Within Iran, there are generational, political, economic, and social transitions coming that will probably rock the Iranian establishment.
Within Iran, there are generational, political, economic, and social transitions coming that will probably rock the Iranian establishment. Any number of issues—from a continued quagmire in Syria to the death of the Supreme Leader to the continued low price of oil—could change how Iran is governed, responds to crises, and embraces interaction with the West.
It’s not all about America
Suggesting that there is a long, potential arc of Iranian policy vis-à-vis the United States and our interests is not the same as suggesting that the relationship will necessarily improve. It might get far worse, either because of decisions made in Tehran or Washington, much less unforeseen issues that might arise. Mindful of this, Washington should embrace the opportunity afforded by the JCPOA to restore ties frayed with other countries in the Middle East and to ensure that Iran understands that, while it has a place in the region, it will not be permitted to dominate it. This should include continued attempts by the Obama and future administrations to build a new relationship with Iran.
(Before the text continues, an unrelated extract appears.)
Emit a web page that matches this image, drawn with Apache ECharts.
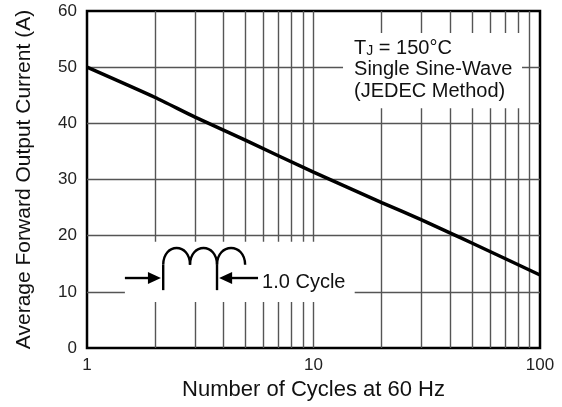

Not every development in Iran will have an American nexus, an American cause, or an American solution.
The United States should also maintain some sense of humility. Not every development in Iran will have an American nexus, an American cause, or an American solution. The U.S. objective should be to demonstrate that we will not abandon our partners or interests in the Middle East, or our values in dealing with countries in the region. We must also make clear that we do not seek further confrontation with Iran as we see how that country continues to evolve.